The movie represents a sexual milestone for the MPAA and it's R rating. I've never seen a movie (of even an NC-17 picture) with so many graphic depictions of sex: bare-breasted women, thrusting, straight sex, gay sex, threesomes, group sex, orgies, sex on airplanes, sex at work, sex in a speeding Ferrari, masturbation in public … the movie doesn't seem to have many limits. In addition to all that, it has what must be a world-record number of exposed vaginas for an R-rated film. We're talking a dozen, maybe more. Now, I'm no prude, but it does make me doubt the veracity of the MPAA and their goofy ratings systems. Also, the drug use: not only is it everywhere, but at one point Belfort looks directly at the audience to pitch cocaine. It's the most explicit endorsement of drugs a movie has ever made, even if the end results are disastrous.

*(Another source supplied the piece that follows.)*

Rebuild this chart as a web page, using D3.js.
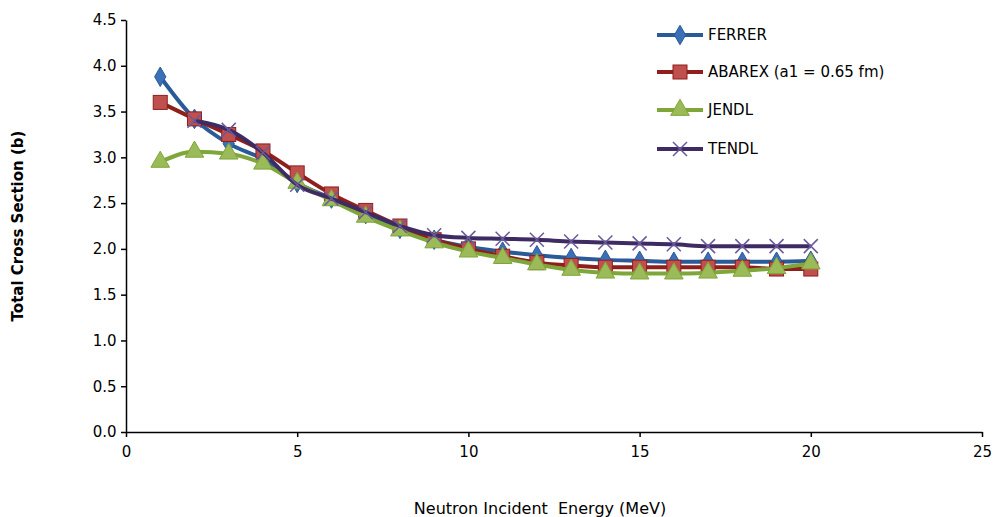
<!DOCTYPE html>
<html><head><meta charset="utf-8">
<script src="https://cdn.jsdelivr.net/npm/d3@7"></script>
<style>body{margin:0;background:#fff;font-family:"DejaVu Sans",Verdana,sans-serif}</style>
</head><body><div id="chart"></div>
<script>
const energy = [1,2,3,4,5,6,7,8,9,10,11,12,13,14,15,16,17,18,19,20];
const ferrer = [3.88,3.42,3.15,2.98,2.72,2.55,2.38,2.22,2.10,2.02,1.97,1.93,1.90,1.88,1.87,1.86,1.86,1.86,1.86,1.87];
const abarex = [3.60,3.42,3.25,3.07,2.83,2.60,2.42,2.25,2.10,2.00,1.92,1.85,1.82,1.80,1.80,1.80,1.80,1.80,1.78,1.78];
const jendl  = [2.95,3.06,3.04,2.93,2.72,2.53,2.35,2.20,2.07,1.97,1.90,1.83,1.77,1.74,1.73,1.73,1.74,1.76,1.79,1.84];
const tendl  = [null,3.40,3.30,3.05,2.70,2.55,2.40,2.25,2.15,2.12,2.11,2.10,2.08,2.07,2.06,2.05,2.03,2.03,2.03,2.03];
const xTicks = [0,5,10,15,20,25];
const yTicks = [0,0.5,1,1.5,2,2.5,3,3.5,4,4.5];

const series = [
  {name:"FERRER", values:ferrer, color:"#2a5a98", fill:"#3a70b8", mark:"diamond"},
  {name:"ABAREX (a1 = 0.65 fm)", values:abarex, color:"#8e1f1b", fill:"#c0504d", mark:"square"},
  {name:"JENDL", values:jendl, color:"#7fa63a", fill:"#9bbb59", mark:"triangle"},
  {name:"TENDL", values:tendl, color:"#3f2b63", fill:"#6a5a9a", mark:"x"}
];

const W = 994, H = 517;
const svg = d3.select("#chart").append("svg").attr("width", W).attr("height", H);
const x = d3.scaleLinear().domain([0,25]).range([126,982]);
const y = d3.scaleLinear().domain([0,4.5]).range([432,20]);

svg.append("g").attr("transform","translate(0,432)")
  .call(d3.axisBottom(x).tickValues(xTicks).tickSize(5).tickSizeOuter(0))
  .call(g => g.selectAll("text").attr("font-size",15).attr("font-family","DejaVu Sans").attr("dy","1.1em"));
svg.append("g").attr("transform","translate(126,0)")
  .call(d3.axisLeft(y).tickValues(yTicks).tickFormat(d3.format(".1f")).tickSize(5).tickSizeOuter(0))
  .call(g => g.selectAll("text").attr("font-size",15).attr("font-family","DejaVu Sans").attr("dx","-0.1em"));
svg.selectAll(".domain, .tick line").attr("stroke","#000").attr("stroke-width",1.5);

svg.append("text").attr("x",540).attr("y",514).attr("text-anchor","middle")
  .attr("font-size",16).text("Neutron Incident  Energy (MeV)").attr("xml:space","preserve");
svg.append("text").attr("transform","translate(23,226) rotate(-90)").attr("text-anchor","middle")
  .attr("font-size",15).attr("font-weight","bold").text("Total Cross Section (b)");

function marker(g, type, s) {
  if (type === "diamond") g.append("path").attr("d", d3.symbol(d3.symbolDiamond, 110)());
  else if (type === "square") g.append("rect").attr("x",-7).attr("y",-7).attr("width",14).attr("height",14);
  else if (type === "triangle") g.append("path").attr("d", d3.symbol(d3.symbolTriangle, 150)());
  else g.append("path").attr("d","M-7,-7L7,7M-7,7L7,-7").attr("fill","none").attr("stroke",s.fill).attr("stroke-width",1.5);
}

const line = d3.line().defined(d => d[1] != null).x(d => x(d[0])).y(d => y(d[1])).curve(d3.curveMonotoneX);
series.forEach(s => {
  const pts = energy.map((e,i) => [e, s.values[i]]);
  svg.append("path").datum(pts).attr("d", line).attr("fill","none")
    .attr("stroke", s.color).attr("stroke-width",4);
  pts.filter(d => d[1] != null).forEach(d => {
    const g = svg.append("g").attr("transform",`translate(${x(d[0])},${y(d[1])})`)
      .attr("fill", s.fill).attr("stroke", s.color).attr("stroke-width",1);
    marker(g, s.mark, s);
  });
});

const legY = [35,72,110,149];
series.forEach((s,i) => {
  const g = svg.append("g").attr("transform",`translate(0,${legY[i]})`);
  g.append("line").attr("x1",657).attr("x2",703).attr("stroke",s.color).attr("stroke-width",4);
  const m = g.append("g").attr("transform","translate(680,0)").attr("fill",s.fill).attr("stroke",s.color);
  marker(m, s.mark, s);
  g.append("text").attr("x",708).attr("y",5).attr("font-size",15).text(s.name);
});
</script></body></html>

All that being said, though, Wolf of Wall Street is electric filmmaking of the highest order. Yes, at nearly three hours, it's a smidge too long, but it is a kinetic film, always moving, racing even, as it whiplashes from one Jordan sexcapade to another. What really sells me, though, is how it scathingly represents our current era of white-collar crime, with Jordan and his swindling minions as stand-ins for any number of people at Bank of American, JP Morgan Chase or the vampire squid itself, Goldman Sachs. Margin Call, with its hushed boardroom meetings, took a more realistic approach corporate greed, and certainly Oliver Stone's Wall Street shares this movie's manic pace, but mostly Wolf of Wall Street is its own monster, unequal to anything that we've seen, other than Scorsese's Goodfellas or Casino, themselves inside looks into criminal empires. It's provocative and edgy, incriminating and subversive, and it's a cultural indictment of the men and women (but mostly the men) who are squeezing America dry on their derivatives, loan swaps, securities exchanges, sub-prime mortgage bullshit.

It's a messy takedown, but one helluva thrill ride.